RAW DATA:
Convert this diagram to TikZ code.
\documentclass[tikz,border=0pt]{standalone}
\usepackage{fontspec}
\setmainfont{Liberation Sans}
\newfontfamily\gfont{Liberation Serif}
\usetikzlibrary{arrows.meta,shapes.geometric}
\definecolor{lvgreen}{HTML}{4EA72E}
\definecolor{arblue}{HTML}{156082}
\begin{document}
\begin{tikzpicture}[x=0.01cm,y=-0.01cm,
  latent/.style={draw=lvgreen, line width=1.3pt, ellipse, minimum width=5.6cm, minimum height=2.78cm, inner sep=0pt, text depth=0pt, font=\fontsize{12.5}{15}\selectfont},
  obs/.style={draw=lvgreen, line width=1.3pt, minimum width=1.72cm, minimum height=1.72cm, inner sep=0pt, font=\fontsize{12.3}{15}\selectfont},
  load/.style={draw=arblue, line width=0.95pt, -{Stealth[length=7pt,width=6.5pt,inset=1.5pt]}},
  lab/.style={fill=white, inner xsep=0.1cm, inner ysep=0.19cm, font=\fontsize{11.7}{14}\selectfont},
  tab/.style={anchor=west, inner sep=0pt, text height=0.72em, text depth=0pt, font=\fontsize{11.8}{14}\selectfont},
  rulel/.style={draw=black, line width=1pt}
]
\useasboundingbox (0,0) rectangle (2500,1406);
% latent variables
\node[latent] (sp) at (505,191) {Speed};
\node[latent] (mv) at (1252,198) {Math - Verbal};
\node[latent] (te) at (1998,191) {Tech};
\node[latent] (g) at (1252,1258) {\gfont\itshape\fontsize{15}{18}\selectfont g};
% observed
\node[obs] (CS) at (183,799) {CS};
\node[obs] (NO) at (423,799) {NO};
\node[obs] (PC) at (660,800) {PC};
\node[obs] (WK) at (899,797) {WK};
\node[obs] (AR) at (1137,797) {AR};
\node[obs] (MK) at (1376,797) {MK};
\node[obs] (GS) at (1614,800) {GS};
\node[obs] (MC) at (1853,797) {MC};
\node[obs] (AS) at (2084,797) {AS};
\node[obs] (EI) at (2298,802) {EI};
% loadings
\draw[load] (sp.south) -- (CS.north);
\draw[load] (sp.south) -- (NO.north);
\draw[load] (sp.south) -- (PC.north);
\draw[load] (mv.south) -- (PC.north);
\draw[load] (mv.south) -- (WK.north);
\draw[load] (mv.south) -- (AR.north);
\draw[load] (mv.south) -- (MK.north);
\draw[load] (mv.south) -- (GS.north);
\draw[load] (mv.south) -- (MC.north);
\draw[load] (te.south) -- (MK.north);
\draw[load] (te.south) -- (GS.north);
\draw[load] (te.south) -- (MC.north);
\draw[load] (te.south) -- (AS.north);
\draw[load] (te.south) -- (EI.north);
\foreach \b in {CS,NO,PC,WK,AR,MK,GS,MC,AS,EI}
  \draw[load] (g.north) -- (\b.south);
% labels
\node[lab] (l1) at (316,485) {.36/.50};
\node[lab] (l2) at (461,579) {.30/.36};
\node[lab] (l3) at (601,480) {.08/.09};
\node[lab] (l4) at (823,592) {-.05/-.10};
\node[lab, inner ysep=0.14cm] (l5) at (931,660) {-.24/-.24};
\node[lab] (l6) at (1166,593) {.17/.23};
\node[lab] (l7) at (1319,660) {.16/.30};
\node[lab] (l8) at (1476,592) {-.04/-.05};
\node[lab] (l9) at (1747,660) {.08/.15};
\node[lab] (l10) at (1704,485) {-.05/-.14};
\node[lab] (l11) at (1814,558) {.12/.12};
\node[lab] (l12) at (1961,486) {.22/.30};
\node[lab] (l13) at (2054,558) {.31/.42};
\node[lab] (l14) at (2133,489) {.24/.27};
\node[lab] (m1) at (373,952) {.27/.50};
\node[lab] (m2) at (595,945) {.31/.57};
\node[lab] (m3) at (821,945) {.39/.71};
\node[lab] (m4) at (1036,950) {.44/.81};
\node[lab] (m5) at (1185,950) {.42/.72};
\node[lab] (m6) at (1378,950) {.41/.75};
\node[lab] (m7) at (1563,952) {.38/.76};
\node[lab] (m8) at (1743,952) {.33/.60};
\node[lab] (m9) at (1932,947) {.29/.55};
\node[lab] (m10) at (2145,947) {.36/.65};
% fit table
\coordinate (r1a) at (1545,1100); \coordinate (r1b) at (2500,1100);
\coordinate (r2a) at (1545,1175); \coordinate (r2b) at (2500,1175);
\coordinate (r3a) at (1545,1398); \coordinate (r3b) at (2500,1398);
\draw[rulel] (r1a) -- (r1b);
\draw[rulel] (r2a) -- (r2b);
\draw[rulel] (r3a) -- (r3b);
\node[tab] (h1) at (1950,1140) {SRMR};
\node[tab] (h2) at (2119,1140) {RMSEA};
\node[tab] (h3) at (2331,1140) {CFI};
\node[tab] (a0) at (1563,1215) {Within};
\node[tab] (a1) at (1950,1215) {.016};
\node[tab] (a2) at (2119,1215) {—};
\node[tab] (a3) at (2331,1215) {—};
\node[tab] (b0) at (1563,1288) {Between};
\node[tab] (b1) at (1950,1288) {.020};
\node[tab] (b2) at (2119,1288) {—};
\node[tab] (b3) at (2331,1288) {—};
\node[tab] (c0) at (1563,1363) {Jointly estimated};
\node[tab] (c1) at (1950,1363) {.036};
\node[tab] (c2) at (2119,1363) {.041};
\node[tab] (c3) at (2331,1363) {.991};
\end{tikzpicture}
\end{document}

--

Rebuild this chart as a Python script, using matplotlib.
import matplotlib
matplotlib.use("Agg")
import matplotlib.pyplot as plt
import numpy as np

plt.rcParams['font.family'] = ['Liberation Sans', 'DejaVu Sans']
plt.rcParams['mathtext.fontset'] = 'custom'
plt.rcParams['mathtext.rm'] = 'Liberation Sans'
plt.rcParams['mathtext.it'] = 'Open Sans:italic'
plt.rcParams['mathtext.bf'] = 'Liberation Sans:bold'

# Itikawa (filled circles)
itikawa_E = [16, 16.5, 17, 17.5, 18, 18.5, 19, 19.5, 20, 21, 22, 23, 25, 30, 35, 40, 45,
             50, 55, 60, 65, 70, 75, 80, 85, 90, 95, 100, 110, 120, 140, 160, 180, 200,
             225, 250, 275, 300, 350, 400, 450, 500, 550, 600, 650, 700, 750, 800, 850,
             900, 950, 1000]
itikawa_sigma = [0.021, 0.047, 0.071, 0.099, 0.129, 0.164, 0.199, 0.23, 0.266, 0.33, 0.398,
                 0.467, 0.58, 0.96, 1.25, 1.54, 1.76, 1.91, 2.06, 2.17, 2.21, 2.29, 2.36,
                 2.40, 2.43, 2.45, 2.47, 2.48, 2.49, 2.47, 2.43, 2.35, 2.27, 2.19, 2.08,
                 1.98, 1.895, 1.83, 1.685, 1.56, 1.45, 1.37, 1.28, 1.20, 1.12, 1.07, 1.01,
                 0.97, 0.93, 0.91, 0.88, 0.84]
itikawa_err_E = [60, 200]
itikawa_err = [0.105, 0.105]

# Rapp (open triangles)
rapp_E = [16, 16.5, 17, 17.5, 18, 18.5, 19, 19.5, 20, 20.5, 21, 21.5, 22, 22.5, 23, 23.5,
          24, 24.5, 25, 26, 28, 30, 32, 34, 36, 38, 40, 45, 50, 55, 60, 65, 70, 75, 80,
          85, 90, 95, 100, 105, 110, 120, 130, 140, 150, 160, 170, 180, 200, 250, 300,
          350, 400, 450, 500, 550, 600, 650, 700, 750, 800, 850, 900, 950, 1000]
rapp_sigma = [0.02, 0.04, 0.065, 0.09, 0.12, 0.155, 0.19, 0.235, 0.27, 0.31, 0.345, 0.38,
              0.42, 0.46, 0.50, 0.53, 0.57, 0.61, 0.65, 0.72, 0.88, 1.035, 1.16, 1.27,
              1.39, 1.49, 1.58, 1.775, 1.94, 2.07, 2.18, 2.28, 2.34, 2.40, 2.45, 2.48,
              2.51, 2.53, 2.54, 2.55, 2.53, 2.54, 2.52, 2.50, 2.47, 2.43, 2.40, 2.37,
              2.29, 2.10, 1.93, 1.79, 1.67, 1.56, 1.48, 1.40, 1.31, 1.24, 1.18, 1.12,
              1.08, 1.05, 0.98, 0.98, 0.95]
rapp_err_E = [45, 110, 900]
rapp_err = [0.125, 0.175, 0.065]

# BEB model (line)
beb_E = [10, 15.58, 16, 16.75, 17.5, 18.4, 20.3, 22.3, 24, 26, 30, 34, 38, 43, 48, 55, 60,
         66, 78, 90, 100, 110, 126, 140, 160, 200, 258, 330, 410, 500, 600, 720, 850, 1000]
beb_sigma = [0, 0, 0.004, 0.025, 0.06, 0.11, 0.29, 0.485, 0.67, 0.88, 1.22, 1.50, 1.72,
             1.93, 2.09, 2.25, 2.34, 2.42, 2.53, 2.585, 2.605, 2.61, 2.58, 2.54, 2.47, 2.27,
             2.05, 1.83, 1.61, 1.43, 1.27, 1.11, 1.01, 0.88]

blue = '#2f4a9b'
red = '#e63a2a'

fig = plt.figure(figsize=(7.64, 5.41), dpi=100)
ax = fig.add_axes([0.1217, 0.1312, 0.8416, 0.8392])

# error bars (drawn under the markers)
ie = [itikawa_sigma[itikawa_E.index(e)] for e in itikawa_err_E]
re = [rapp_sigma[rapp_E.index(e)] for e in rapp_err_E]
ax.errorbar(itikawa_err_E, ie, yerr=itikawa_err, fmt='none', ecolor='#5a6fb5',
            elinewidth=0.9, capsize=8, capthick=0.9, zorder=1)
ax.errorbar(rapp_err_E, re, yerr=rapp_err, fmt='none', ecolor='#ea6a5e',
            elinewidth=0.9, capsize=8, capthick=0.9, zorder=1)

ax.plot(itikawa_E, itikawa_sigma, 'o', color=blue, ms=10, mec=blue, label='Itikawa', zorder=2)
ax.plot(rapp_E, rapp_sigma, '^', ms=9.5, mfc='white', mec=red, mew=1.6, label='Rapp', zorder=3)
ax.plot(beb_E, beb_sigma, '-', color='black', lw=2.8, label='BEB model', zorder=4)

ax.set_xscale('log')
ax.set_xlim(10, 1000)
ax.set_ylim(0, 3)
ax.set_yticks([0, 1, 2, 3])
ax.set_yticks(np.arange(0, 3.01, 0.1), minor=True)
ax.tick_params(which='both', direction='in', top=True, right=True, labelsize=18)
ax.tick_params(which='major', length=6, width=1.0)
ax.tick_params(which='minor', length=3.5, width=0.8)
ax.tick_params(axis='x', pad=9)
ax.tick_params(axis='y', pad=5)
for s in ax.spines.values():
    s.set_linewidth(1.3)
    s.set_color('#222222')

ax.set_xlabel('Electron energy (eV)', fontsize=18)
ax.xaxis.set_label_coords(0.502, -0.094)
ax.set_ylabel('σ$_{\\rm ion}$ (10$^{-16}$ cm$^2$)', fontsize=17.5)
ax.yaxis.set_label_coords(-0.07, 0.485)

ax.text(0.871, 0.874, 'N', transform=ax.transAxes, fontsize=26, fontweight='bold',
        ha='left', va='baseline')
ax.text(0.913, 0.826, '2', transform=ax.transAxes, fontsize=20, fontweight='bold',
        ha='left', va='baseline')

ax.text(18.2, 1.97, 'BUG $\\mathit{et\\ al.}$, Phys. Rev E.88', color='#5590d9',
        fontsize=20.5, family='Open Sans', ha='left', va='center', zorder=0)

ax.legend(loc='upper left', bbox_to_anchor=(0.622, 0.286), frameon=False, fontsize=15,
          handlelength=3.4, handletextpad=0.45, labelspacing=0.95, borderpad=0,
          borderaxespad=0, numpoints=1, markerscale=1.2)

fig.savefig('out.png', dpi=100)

TASK STATEMENT:
Look through the material above and print exactly the lines from the one containing "Rebuild this chart" to the one containing "plt.rcParams['mathtext.bf'] = 'Liberation", both included, and nothing more.

WRITTEN SOLUTION:
Rebuild this chart as a Python script, using matplotlib.
import matplotlib
matplotlib.use("Agg")
import matplotlib.pyplot as plt
import numpy as np

plt.rcParams['font.family'] = ['Liberation Sans', 'DejaVu Sans']
plt.rcParams['mathtext.fontset'] = 'custom'
plt.rcParams['mathtext.rm'] = 'Liberation Sans'
plt.rcParams['mathtext.it'] = 'Open Sans:italic'
plt.rcParams['mathtext.bf'] = 'Liberation Sans:bold'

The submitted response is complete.